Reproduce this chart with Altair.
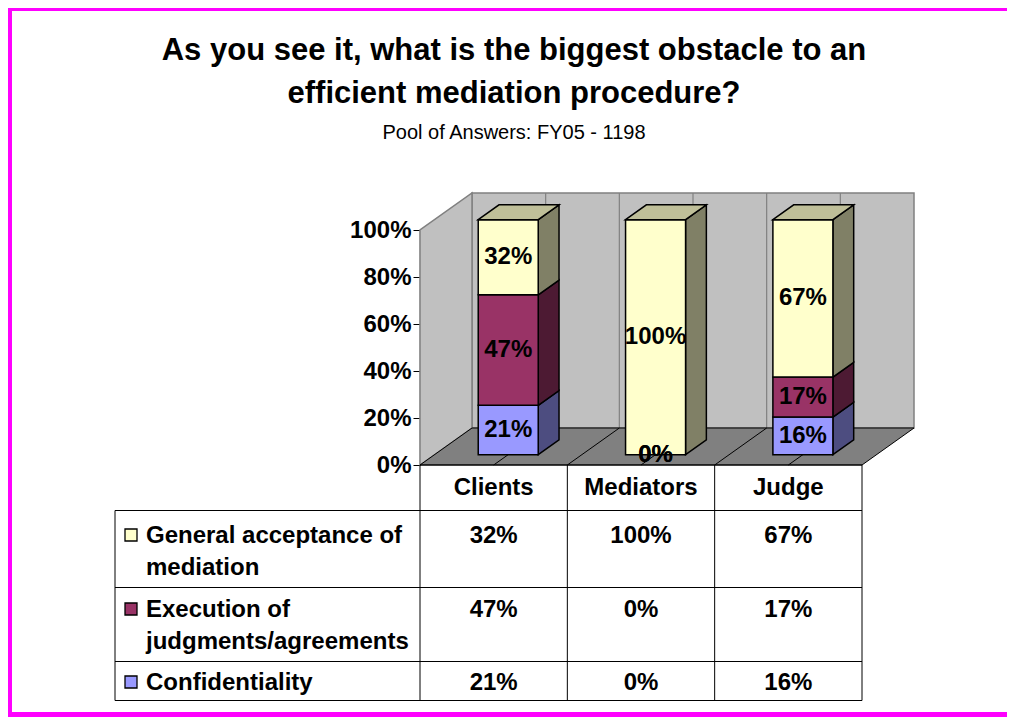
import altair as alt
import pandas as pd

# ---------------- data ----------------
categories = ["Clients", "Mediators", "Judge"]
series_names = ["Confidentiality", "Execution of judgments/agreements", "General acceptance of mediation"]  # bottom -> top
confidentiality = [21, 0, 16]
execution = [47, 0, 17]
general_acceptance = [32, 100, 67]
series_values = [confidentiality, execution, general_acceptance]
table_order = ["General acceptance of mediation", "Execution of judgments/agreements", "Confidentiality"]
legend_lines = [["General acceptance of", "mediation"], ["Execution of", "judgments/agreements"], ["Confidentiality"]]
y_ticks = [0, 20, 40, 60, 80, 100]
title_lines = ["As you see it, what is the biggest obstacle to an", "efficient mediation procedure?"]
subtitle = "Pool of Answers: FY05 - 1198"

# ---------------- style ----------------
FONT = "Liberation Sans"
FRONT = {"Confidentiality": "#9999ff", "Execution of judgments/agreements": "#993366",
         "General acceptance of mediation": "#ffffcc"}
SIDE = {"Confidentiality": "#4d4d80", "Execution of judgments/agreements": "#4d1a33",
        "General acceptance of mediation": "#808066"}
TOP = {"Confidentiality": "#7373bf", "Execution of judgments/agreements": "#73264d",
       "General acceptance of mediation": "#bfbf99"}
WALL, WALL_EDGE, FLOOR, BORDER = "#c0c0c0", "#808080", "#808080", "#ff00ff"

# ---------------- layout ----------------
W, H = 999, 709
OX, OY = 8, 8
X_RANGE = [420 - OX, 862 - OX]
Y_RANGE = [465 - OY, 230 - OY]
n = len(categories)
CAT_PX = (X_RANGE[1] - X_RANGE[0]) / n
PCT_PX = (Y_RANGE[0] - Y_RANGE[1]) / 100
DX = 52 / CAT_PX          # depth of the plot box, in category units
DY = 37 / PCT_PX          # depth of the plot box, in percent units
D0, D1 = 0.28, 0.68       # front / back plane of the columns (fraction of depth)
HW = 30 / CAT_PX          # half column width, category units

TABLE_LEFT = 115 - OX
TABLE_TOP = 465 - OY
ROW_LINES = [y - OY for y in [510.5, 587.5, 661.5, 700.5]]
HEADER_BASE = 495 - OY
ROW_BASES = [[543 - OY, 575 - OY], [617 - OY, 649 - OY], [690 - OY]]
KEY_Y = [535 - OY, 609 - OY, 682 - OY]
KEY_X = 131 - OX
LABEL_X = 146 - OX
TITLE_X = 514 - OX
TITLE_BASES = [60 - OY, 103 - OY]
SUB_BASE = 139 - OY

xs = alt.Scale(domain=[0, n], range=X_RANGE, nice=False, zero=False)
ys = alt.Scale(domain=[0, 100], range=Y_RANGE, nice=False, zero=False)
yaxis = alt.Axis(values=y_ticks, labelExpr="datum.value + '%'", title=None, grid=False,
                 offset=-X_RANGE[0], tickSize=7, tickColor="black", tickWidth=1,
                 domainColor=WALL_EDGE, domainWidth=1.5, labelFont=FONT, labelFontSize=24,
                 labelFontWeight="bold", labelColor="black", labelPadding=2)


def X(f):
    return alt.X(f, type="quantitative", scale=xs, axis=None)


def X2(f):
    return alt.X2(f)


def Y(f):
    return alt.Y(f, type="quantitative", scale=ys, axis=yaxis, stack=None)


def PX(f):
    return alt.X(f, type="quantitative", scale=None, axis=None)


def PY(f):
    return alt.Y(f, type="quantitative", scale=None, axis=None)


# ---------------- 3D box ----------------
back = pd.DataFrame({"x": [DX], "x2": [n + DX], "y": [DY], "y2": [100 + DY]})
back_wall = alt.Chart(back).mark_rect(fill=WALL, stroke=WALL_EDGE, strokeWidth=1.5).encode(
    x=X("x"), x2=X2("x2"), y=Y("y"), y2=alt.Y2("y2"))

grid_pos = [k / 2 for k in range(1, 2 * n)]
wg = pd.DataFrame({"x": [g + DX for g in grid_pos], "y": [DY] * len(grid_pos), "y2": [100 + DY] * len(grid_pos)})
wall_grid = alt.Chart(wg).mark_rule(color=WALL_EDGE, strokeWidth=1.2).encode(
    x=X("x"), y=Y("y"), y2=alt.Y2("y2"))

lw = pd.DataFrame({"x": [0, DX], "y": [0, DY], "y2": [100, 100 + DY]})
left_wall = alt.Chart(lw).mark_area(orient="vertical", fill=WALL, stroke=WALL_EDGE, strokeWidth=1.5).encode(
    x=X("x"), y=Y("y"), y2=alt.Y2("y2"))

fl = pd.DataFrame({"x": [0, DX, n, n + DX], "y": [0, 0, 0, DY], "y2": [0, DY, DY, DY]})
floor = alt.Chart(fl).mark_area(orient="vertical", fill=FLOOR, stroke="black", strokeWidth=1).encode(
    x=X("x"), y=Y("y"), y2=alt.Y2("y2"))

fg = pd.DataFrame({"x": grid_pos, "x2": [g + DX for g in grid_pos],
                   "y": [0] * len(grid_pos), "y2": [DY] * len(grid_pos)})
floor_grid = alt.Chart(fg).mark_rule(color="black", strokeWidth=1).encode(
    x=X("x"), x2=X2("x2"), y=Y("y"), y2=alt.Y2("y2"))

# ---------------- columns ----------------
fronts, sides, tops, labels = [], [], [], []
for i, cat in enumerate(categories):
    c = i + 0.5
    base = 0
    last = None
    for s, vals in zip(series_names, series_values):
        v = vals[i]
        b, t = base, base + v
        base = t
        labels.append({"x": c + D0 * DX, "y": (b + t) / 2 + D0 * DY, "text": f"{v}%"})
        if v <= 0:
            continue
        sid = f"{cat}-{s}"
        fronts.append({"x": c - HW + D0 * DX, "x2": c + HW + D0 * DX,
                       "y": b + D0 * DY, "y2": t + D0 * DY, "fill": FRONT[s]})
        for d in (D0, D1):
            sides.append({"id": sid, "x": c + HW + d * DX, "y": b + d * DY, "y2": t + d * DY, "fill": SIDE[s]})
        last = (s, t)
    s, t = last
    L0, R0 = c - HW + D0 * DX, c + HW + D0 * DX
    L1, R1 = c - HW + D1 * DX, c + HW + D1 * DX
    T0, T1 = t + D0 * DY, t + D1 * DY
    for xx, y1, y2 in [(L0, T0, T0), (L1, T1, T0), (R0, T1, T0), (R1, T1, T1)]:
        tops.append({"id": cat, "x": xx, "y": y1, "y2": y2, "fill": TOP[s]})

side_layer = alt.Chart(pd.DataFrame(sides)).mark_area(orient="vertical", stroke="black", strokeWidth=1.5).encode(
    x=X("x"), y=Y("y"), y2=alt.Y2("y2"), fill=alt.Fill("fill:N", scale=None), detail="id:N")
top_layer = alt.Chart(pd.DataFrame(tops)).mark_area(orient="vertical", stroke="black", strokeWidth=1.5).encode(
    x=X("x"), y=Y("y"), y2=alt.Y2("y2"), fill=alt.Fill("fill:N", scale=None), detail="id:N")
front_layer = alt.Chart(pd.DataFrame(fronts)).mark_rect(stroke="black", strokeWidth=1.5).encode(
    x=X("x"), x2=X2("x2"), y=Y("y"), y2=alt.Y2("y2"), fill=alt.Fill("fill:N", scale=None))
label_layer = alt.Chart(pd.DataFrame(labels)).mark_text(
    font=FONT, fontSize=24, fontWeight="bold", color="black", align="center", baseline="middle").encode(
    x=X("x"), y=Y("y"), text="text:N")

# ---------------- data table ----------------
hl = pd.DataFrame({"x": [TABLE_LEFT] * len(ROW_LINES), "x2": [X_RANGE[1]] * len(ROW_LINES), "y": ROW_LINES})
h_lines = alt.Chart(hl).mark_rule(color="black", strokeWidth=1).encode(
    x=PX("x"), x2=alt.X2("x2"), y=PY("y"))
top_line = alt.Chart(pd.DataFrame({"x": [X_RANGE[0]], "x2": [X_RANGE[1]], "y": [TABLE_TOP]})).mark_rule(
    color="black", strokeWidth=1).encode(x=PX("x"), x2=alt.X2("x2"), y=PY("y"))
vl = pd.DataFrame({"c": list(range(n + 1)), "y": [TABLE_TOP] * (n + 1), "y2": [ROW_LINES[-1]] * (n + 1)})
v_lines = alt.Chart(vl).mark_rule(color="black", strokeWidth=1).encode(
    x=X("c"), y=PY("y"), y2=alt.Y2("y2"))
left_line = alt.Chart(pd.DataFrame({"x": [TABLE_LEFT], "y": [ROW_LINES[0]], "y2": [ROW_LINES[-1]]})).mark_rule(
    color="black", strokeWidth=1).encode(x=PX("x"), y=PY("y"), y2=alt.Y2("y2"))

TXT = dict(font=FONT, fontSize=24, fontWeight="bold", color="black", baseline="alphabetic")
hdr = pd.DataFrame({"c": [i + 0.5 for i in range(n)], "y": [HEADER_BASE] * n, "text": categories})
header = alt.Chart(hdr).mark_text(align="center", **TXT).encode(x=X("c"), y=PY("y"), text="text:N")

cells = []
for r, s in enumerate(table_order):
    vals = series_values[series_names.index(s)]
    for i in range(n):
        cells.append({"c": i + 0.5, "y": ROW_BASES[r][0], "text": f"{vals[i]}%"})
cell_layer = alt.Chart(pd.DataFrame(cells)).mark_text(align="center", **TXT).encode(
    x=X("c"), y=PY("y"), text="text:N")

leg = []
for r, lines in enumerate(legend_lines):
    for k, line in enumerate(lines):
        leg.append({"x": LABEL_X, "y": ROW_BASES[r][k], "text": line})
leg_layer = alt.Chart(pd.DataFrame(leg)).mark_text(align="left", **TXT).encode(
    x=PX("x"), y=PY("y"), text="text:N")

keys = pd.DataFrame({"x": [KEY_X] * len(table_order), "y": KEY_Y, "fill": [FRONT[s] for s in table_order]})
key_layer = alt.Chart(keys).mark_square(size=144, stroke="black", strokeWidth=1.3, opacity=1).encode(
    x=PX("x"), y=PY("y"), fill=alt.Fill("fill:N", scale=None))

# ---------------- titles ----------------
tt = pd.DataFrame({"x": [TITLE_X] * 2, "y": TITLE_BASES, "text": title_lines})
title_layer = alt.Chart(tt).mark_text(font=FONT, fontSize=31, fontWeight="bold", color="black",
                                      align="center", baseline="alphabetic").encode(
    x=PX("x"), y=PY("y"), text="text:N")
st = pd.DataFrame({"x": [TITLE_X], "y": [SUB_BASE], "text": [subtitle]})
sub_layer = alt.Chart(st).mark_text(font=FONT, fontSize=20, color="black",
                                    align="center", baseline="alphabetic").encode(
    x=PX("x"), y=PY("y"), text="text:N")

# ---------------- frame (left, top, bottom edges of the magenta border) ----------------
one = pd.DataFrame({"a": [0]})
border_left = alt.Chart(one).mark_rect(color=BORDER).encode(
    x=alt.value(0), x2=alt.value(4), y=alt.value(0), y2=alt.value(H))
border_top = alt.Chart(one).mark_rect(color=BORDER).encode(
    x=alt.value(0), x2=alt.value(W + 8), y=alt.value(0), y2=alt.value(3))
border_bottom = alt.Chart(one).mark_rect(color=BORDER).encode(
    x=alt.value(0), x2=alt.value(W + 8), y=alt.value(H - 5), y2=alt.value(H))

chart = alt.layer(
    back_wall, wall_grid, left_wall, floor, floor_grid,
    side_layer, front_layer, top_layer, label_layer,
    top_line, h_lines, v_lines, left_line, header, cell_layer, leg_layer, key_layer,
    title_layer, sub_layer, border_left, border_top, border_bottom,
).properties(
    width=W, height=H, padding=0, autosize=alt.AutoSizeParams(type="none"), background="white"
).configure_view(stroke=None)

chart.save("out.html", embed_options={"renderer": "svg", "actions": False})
* * *
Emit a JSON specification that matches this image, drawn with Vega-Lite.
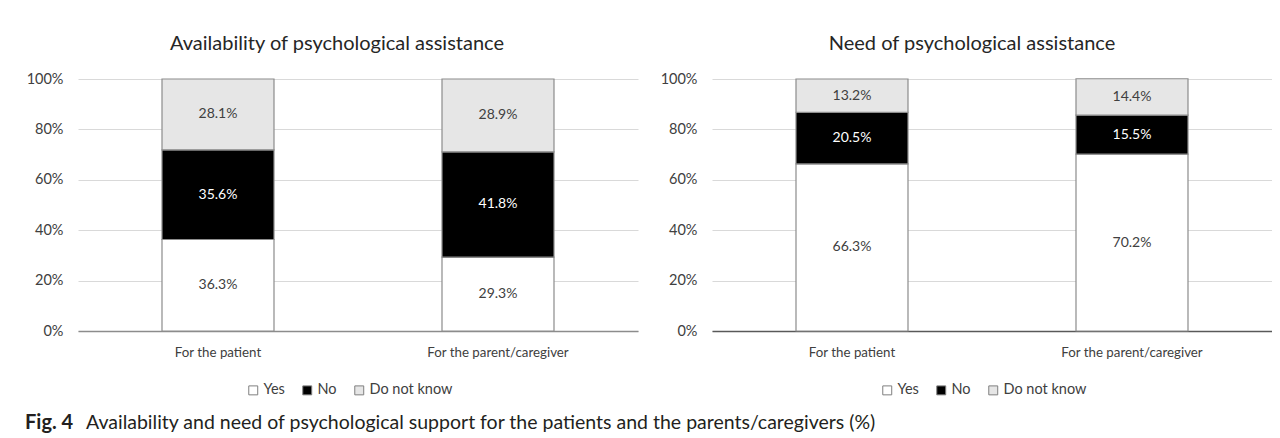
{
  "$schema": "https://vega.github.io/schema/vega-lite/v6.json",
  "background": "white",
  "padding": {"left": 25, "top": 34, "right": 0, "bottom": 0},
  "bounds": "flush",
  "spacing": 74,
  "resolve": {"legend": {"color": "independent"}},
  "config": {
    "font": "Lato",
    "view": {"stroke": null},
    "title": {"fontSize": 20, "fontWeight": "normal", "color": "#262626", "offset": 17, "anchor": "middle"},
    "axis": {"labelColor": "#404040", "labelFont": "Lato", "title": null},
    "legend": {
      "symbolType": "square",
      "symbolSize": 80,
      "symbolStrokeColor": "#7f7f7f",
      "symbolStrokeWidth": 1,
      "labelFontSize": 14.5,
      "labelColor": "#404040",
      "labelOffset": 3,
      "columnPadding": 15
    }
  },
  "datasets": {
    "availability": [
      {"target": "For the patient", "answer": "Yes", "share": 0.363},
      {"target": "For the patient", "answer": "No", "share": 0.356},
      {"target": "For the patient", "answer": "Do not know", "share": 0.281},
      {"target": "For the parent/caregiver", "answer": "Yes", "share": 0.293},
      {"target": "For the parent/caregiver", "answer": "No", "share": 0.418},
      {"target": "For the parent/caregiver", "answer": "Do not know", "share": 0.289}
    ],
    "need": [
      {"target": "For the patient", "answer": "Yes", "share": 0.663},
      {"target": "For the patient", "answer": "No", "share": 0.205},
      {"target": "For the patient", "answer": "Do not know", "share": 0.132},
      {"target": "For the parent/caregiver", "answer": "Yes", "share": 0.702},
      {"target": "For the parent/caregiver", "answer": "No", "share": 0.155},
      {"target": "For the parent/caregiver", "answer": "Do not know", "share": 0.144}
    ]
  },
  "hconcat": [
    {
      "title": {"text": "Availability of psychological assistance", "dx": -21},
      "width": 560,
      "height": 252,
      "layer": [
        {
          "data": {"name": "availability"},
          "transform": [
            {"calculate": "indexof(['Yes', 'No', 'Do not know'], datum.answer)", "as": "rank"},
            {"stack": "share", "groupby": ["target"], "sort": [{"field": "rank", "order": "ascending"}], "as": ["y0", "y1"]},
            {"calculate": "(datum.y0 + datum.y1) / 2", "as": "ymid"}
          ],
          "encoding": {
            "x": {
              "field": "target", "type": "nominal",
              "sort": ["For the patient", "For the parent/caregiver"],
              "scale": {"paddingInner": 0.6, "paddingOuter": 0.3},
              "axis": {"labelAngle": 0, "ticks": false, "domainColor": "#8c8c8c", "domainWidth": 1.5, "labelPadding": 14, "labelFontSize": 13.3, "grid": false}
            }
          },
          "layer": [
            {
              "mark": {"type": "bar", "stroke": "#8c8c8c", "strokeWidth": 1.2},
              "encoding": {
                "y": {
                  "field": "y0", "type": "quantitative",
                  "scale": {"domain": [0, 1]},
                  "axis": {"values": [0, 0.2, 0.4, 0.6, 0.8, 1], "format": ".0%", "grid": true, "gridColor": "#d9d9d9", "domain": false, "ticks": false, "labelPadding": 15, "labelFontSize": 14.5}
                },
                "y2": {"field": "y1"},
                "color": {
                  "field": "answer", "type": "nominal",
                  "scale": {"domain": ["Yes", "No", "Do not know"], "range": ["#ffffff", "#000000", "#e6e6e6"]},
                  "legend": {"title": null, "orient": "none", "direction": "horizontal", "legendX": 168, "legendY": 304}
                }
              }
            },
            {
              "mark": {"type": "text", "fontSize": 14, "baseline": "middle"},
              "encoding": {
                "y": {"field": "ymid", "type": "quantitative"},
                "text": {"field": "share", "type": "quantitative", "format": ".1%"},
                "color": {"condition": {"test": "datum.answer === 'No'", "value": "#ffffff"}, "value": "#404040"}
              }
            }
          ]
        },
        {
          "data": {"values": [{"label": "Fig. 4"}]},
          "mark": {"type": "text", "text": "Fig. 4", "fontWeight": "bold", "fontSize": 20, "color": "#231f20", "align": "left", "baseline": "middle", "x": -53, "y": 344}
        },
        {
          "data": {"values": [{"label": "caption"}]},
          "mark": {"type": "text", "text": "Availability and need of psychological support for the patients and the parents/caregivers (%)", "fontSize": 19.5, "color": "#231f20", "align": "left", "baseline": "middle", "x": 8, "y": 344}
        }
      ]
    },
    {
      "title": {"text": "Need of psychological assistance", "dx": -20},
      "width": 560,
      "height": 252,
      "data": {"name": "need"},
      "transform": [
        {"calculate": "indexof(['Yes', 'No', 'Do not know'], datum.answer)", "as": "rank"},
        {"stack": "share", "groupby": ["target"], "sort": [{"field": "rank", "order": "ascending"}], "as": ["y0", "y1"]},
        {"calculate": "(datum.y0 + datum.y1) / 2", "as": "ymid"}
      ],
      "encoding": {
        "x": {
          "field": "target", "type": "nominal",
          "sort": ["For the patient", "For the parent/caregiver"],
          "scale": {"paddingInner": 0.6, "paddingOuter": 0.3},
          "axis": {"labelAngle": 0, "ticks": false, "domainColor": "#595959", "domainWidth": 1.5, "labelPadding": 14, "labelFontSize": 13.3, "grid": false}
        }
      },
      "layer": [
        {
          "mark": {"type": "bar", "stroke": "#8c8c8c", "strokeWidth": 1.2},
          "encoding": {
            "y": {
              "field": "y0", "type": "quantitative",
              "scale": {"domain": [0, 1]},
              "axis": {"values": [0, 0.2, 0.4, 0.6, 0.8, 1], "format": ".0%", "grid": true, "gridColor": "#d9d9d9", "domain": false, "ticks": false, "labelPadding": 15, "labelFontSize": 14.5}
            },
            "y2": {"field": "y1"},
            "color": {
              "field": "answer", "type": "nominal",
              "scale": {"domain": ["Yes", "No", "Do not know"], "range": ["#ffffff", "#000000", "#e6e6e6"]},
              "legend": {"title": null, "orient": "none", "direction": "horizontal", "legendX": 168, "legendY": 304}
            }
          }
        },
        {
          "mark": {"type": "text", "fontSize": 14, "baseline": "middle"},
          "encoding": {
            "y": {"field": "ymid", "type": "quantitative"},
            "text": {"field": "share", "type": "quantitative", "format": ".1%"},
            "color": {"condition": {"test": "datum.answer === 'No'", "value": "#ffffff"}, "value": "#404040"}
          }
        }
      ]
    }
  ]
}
* * *
#### Task
Repeat exactly the part that opens with the line containing "Reproduce this chart with Altair." and closes with the line containing "WALL, WALL_EDGE, FLOOR, BORDER". Include both end lines, and drop the pictures.

#### Completed task
Reproduce this chart with Altair.
import altair as alt
import pandas as pd

# ---------------- data ----------------
categories = ["Clients", "Mediators", "Judge"]
series_names = ["Confidentiality", "Execution of judgments/agreements", "General acceptance of mediation"]  # bottom -> top
confidentiality = [21, 0, 16]
execution = [47, 0, 17]
general_acceptance = [32, 100, 67]
series_values = [confidentiality, execution, general_acceptance]
table_order = ["General acceptance of mediation", "Execution of judgments/agreements", "Confidentiality"]
legend_lines = [["General acceptance of", "mediation"], ["Execution of", "judgments/agreements"], ["Confidentiality"]]
y_ticks = [0, 20, 40, 60, 80, 100]
title_lines = ["As you see it, what is the biggest obstacle to an", "efficient mediation procedure?"]
subtitle = "Pool of Answers: FY05 - 1198"

# ---------------- style ----------------
FONT = "Liberation Sans"
FRONT = {"Confidentiality": "#9999ff", "Execution of judgments/agreements": "#993366",
         "General acceptance of mediation": "#ffffcc"}
SIDE = {"Confidentiality": "#4d4d80", "Execution of judgments/agreements": "#4d1a33",
        "General acceptance of mediation": "#808066"}
TOP = {"Confidentiality": "#7373bf", "Execution of judgments/agreements": "#73264d",
       "General acceptance of mediation": "#bfbf99"}
WALL, WALL_EDGE, FLOOR, BORDER = "#c0c0c0", "#808080", "#808080", "#ff00ff"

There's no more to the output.